Raced through? Surely not, your posts (and Tim’s) are to be savoured like a good malt :-). The only people who race through deliberately are those looking for the wrong end of the stick or Bart Erhman’s “research students”.
Back on topic. What is “Oriental memory”, aside from something that could be taken for casual racism and dismissed with uproar in today’s climate? Our memories today, increasingly everywhere and not just in the “Developed World” or “West, are off-loaded onto electronic storage outside our heads. Before that they were offloaded to books. Before literacy became more than a thing for the leisured classes or clerics, EVERYONE EVERYWHERE would probably be using their memories in much the same way; the memory of orality rather than literacy.

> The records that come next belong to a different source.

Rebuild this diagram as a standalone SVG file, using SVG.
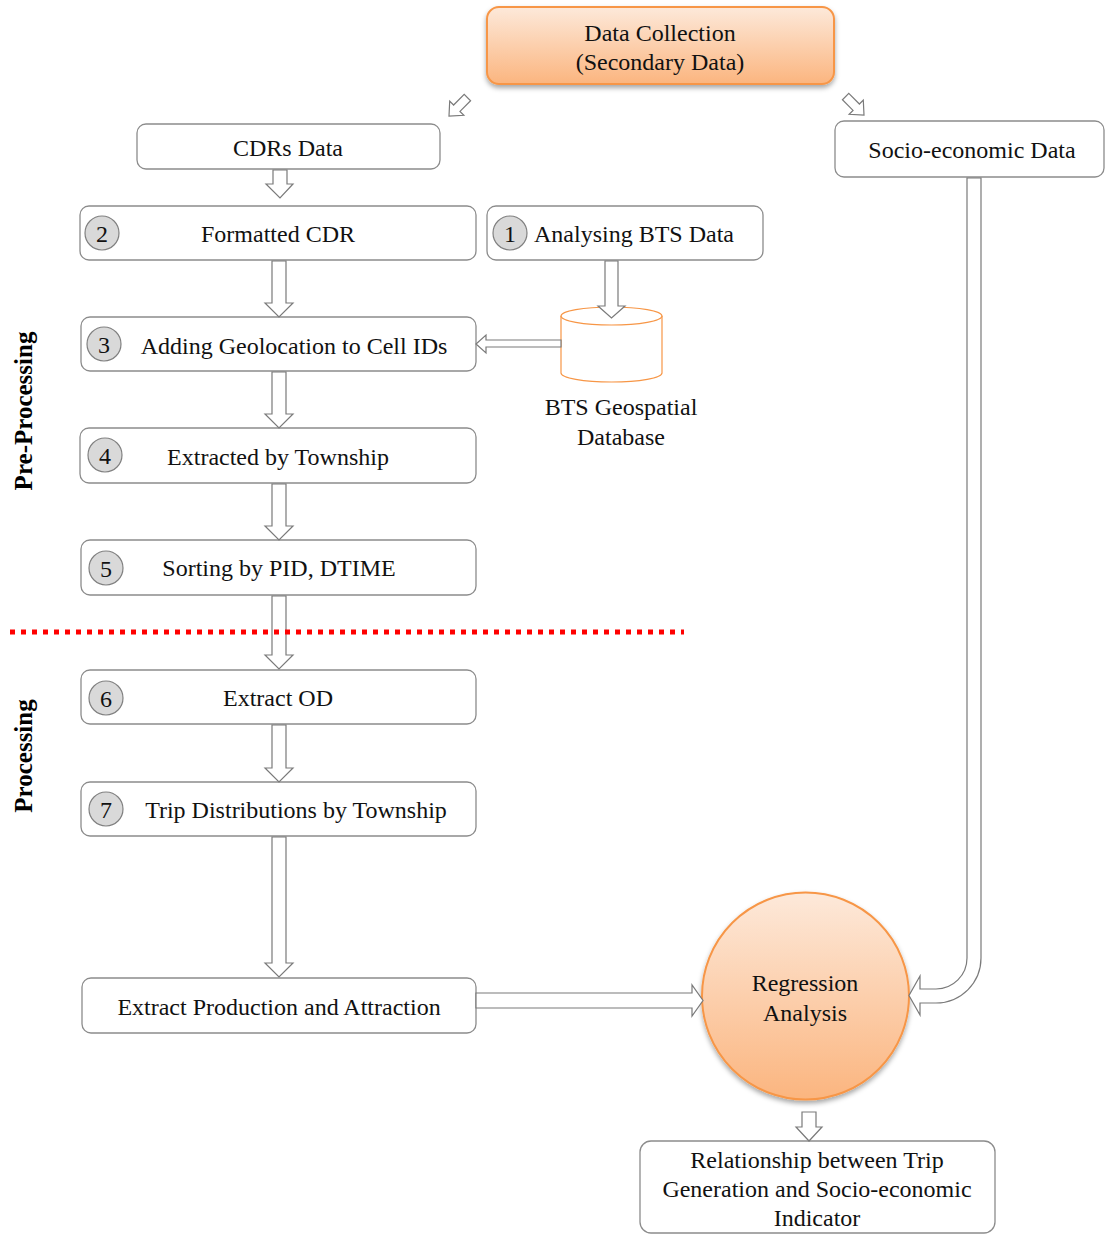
<svg xmlns="http://www.w3.org/2000/svg" width="1105" height="1236" viewBox="0 0 1105 1236">
<style>
.box{fill:#fff;stroke:#8c8c8c;stroke-width:1.3}
.t{font-family:"Liberation Serif","Times New Roman",serif;font-size:24px;fill:#111;text-anchor:middle}
.num{fill:#d9d9d9;stroke:#808080;stroke-width:1.2}
.arr{fill:#fff;stroke:#7a7a7a;stroke-width:1.2;stroke-linejoin:miter}
.side{font-family:"Liberation Serif","Times New Roman",serif;font-size:25px;font-weight:bold;fill:#000;text-anchor:middle}
.orange{fill:url(#og);stroke:#f79646;stroke-width:2;filter:url(#sh)}
</style>
<defs>
<linearGradient id="og" x1="0" y1="0" x2="0" y2="1">
<stop offset="0" stop-color="#fde9da"/>
<stop offset="1" stop-color="#fbb57f"/>
</linearGradient>
<filter id="sh" x="-20%" y="-20%" width="140%" height="150%">
<feDropShadow dx="0" dy="3" stdDeviation="2.5" flood-color="#000" flood-opacity="0.35"/>
</filter>
<path id="da" d="M-26,-4.5 L-11,-4.5 L-11,-10 L0,0 L-11,10 L-11,4.5 L-26,4.5 Z"/>
</defs>

<g id="side-labels">
<text class="side" transform="translate(32,411) rotate(-90)">Pre-Processing</text>
<text class="side" transform="translate(32,756) rotate(-90)">Processing</text>
</g>

<g id="node-datacollection">
<rect class="orange" x="487" y="7" width="347" height="77" rx="12"/>
<text class="t" x="660" y="41">Data Collection</text>
<text class="t" x="660" y="70">(Secondary Data)</text>
</g>

<g id="node-cdrs">
<rect class="box" x="137" y="124" width="303" height="45" rx="9"/>
<text class="t" x="288" y="156">CDRs Data</text>
</g>

<g id="node-socio">
<rect class="box" x="835" y="121" width="269" height="56" rx="9"/>
<text class="t" x="972" y="158">Socio-economic Data</text>
</g>

<g id="node-2">
<rect class="box" x="80" y="206" width="396" height="54" rx="9"/>
<circle class="num" cx="102" cy="233" r="17"/>
<text class="t" x="102" y="242">2</text>
<text class="t" x="278" y="242">Formatted CDR</text>
</g>

<g id="node-1">
<rect class="box" x="487" y="206" width="276" height="54" rx="9"/>
<circle class="num" cx="510" cy="233" r="17"/>
<text class="t" x="510" y="242">1</text>
<text class="t" x="634" y="242">Analysing BTS Data</text>
</g>

<g id="node-3">
<rect class="box" x="81" y="317" width="395" height="54" rx="9"/>
<circle class="num" cx="104" cy="344" r="17"/>
<text class="t" x="104" y="353">3</text>
<text class="t" x="294" y="354">Adding Geolocation to Cell IDs</text>
</g>

<g id="node-db">
<path d="M561,316 L561,373 A50.5,9 0 0 0 662,373 L662,316" fill="#fff" stroke="#f79646" stroke-width="1.2"/>
<ellipse cx="611.5" cy="316" rx="50.5" ry="9" fill="#fff" stroke="#f79646" stroke-width="1.2"/>
<text class="t" x="621" y="415">BTS Geospatial</text>
<text class="t" x="621" y="445">Database</text>
</g>

<g id="node-4">
<rect class="box" x="80" y="428" width="396" height="55" rx="9"/>
<circle class="num" cx="105" cy="455" r="17"/>
<text class="t" x="105" y="464">4</text>
<text class="t" x="278" y="465">Extracted by Township</text>
</g>

<g id="node-5">
<rect class="box" x="81" y="540" width="395" height="55" rx="9"/>
<circle class="num" cx="106" cy="568" r="17"/>
<text class="t" x="106" y="577">5</text>
<text class="t" x="279" y="576">Sorting by PID, DTIME</text>
</g>

<g id="node-6">
<rect class="box" x="81" y="670" width="395" height="54" rx="9"/>
<circle class="num" cx="106" cy="698" r="17"/>
<text class="t" x="106" y="707">6</text>
<text class="t" x="278" y="706">Extract OD</text>
</g>

<g id="node-7">
<rect class="box" x="81" y="782" width="395" height="54" rx="9"/>
<circle class="num" cx="106" cy="809" r="17"/>
<text class="t" x="106" y="818">7</text>
<text class="t" x="296" y="818">Trip Distributions by Township</text>
</g>

<g id="node-production">
<rect class="box" x="82" y="978" width="394" height="55" rx="9"/>
<text class="t" x="279" y="1015">Extract Production and Attraction</text>
</g>

<g id="node-regression">
<circle class="orange" cx="805.5" cy="996" r="103.5"/>
<text class="t" x="805" y="991">Regression</text>
<text class="t" x="805" y="1021">Analysis</text>
</g>

<g id="node-relationship">
<rect class="box" x="640" y="1141" width="355" height="92" rx="11"/>
<text class="t" x="817" y="1168">Relationship between Trip</text>
<text class="t" x="817" y="1197">Generation and Socio-economic</text>
<text class="t" x="817" y="1226">Indicator</text>
</g>

<g id="connectors">
<use href="#da" class="arr" transform="translate(449,116) rotate(135)"/>
<use href="#da" class="arr" transform="translate(864,115) rotate(45)"/>
<path class="arr" d="M273,170 L287,170 L287,184 L293,184 L280,198 L266,184 L273,184 Z"/>
<path class="arr" d="M272,261 L286,261 L286,303 L293,303 L279,317 L265,303 L272,303 Z"/>
<path class="arr" d="M272,372 L286,372 L286,414 L293,414 L279,428 L265,414 L272,414 Z"/>
<path class="arr" d="M272,484 L286,484 L286,526 L293,526 L279,540 L265,526 L272,526 Z"/>
<path class="arr" d="M272,596 L286,596 L286,655 L293,655 L279,669 L265,655 L272,655 Z"/>
<path class="arr" d="M272,725 L286,725 L286,768 L293,768 L279,782 L265,768 L272,768 Z"/>
<path class="arr" d="M272,837 L286,837 L286,963 L293,963 L279,977 L265,963 L272,963 Z"/>
<path class="arr" d="M605,261 L618,261 L618,306 L625,306 L611.5,318 L598,306 L605,306 Z"/>
<path class="arr" d="M561,340 L486,340 L486,335 L476,344 L486,353 L486,347 L561,347 Z"/>
<path class="arr" d="M476,993 L692,993 L692,985 L703,1000.5 L692,1016 L692,1008 L476,1008 Z"/>
<path class="arr" d="M967,178 L967,958 A31,31 0 0 1 936,989 L920,989 L920,976 L909,995.5 L920,1015 L920,1003 L936,1003 A45,45 0 0 0 981,958 L981,178 Z"/>
<path class="arr" d="M802,1112 L816,1112 L816,1127 L822,1127 L809,1141 L796,1127 L802,1127 Z"/>
</g>

<g id="divider">
<line x1="10" y1="632" x2="684" y2="632" stroke="#ff0000" stroke-width="5" stroke-dasharray="5 6"/>
</g>
</svg>
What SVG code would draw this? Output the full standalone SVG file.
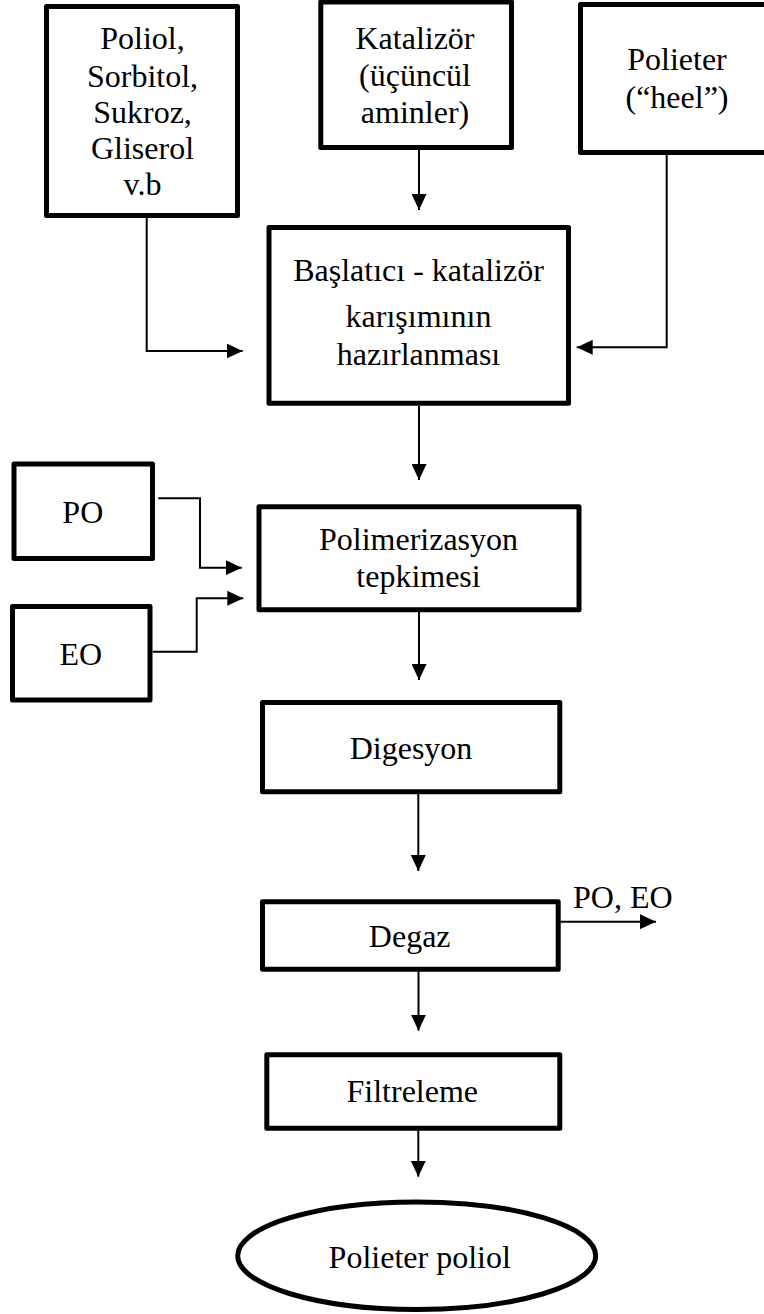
<svg xmlns="http://www.w3.org/2000/svg" width="764" height="1314" viewBox="0 0 764 1314">
  <style>
    .box { fill: #ffffff; stroke: #000000; stroke-width: 5; stroke-linejoin: round; }
    .lbl { font-family: "Liberation Serif", "Times New Roman", serif; font-size: 32px; fill: #000000; text-anchor: middle; }
    .conn { fill: none; stroke: #000000; stroke-width: 2; marker-end: url(#arrow); }
  </style>
  <defs>
    <marker id="arrow" markerUnits="userSpaceOnUse" markerWidth="16" markerHeight="15" refX="16" refY="7.5" orient="auto">
      <path d="M0,0 L16,7.5 L0,15 Z" fill="#000000"/>
    </marker>
  </defs>
  <rect width="764" height="1314" fill="#ffffff"/>

  <!-- raw materials -->
  <g id="node-starters">
    <rect class="box" x="46.5" y="6.5" width="191" height="209"/>
    <text class="lbl" x="142.5" y="49">Poliol,</text>
    <text class="lbl" x="142.5" y="87">Sorbitol,</text>
    <text class="lbl" x="142.5" y="123">Sukroz,</text>
    <text class="lbl" x="142.5" y="159">Gliserol</text>
    <text class="lbl" x="142.5" y="195">v.b</text>
  </g>
  <g id="node-catalyst">
    <rect class="box" x="320.8" y="2" width="190.7" height="145.5"/>
    <text class="lbl" x="415" y="49">Katalizör</text>
    <text class="lbl" x="415" y="86">(üçüncül</text>
    <text class="lbl" x="415" y="122.5">aminler)</text>
  </g>
  <g id="node-heel">
    <rect class="box" x="580.5" y="4.5" width="193" height="148"/>
    <text class="lbl" x="677" y="70">Polieter</text>
    <text class="lbl" x="677" y="108">(“heel”)</text>
  </g>

  <!-- process steps -->
  <g id="node-mixing">
    <rect class="box" x="269" y="227.5" width="299.5" height="175.8"/>
    <text class="lbl" x="418.5" y="281">Başlatıcı - katalizör</text>
    <text class="lbl" x="418.5" y="327">karışımının</text>
    <text class="lbl" x="418.5" y="365">hazırlanması</text>
  </g>
  <g id="node-po">
    <rect class="box" x="14" y="464" width="138.5" height="94.5"/>
    <text class="lbl" x="82.8" y="523.3">PO</text>
  </g>
  <g id="node-eo">
    <rect class="box" x="12.5" y="606.5" width="137.5" height="93.5"/>
    <text class="lbl" x="80.8" y="665">EO</text>
  </g>
  <g id="node-polymerization">
    <rect class="box" x="259" y="506.8" width="320" height="103"/>
    <text class="lbl" x="418.5" y="550">Polimerizasyon</text>
    <text class="lbl" x="418.5" y="587">tepkimesi</text>
  </g>
  <g id="node-digestion">
    <rect class="box" x="262.5" y="702.5" width="297.3" height="89.3"/>
    <text class="lbl" x="411" y="759">Digesyon</text>
  </g>
  <g id="node-degas">
    <rect class="box" x="262.5" y="901.8" width="295.7" height="67.4"/>
    <text class="lbl" x="409.7" y="946.7">Degaz</text>
  </g>
  <g id="node-filter">
    <rect class="box" x="266.8" y="1054.8" width="293" height="73.4"/>
    <text class="lbl" x="412.3" y="1101.7">Filtreleme</text>
  </g>
  <g id="node-product">
    <ellipse class="box" cx="416.7" cy="1255.7" rx="179" ry="53.8"/>
    <text class="lbl" x="419.7" y="1268.3">Polieter poliol</text>
  </g>
  <g id="label-offgas">
    <text class="lbl" x="573" y="908" style="text-anchor: start">PO, EO</text>
  </g>

  <!-- connectors -->
  <g id="connectors">
    <path class="conn" d="M146.7,218 V351 H242.7"/>
    <path class="conn" d="M419,150 V210"/>
    <path class="conn" d="M666.7,155 V347.3 H576.7"/>
    <path class="conn" d="M419,406 V480"/>
    <path class="conn" d="M158.3,498.3 H200 V567.7 H241.7"/>
    <path class="conn" d="M152.7,651.7 H196.7 V598.3 H243.3"/>
    <path class="conn" d="M419,612 V680"/>
    <path class="conn" d="M418.3,794 V871"/>
    <path class="conn" d="M560,921.7 H656"/>
    <path class="conn" d="M418.5,971 V1030.7"/>
    <path class="conn" d="M418.3,1130 V1176.7"/>
  </g>
</svg>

This “Oriental memory” Mason speaks of is an artefact of our culture attaining widespread literacy before most others and forgetting, ironically, how we used to do things. To expand on MrHorse’s point, at the time Mason was writing, the Parry/Lord studies of epic poets in contemporary Yugoslavia were already making clear oral memory lay at the very root, Homer, of “Western” culture.
Today of course we find that the OT was invented several centuries after the bulk of of it was claimed to be written and millenia after much of of what it claimed to be reporting. No differently than with Homer and Troy, the Jericho of reality bears little resemblance other than geographically with the Jericho of Jewish epic.
It is good to see Mason writing “we assume that something like an objective tradition…”. Would that the majority of contemporary NT “scholarship” take that aboard; rather than making asses of themselves if not you and me! However, since the Reformation and being able to read the NT in our own languages, it should have been as plain as the nose on your face that the bulk of the time Paul is writing of what he got from “The Lord”, he was writing of his DIRECT communications from Jesus Christ and, by extention, so were the Apostles before him. What Mason wrote could apply whether the “traditions” arose from the words of a real person or visionary experience and both could be modulated in the same way by the previous biblical and extra-biblical tradition. It seems we haven’t totally gotten away from orality; we would still rather believe what we are told than what we can read for ourselves.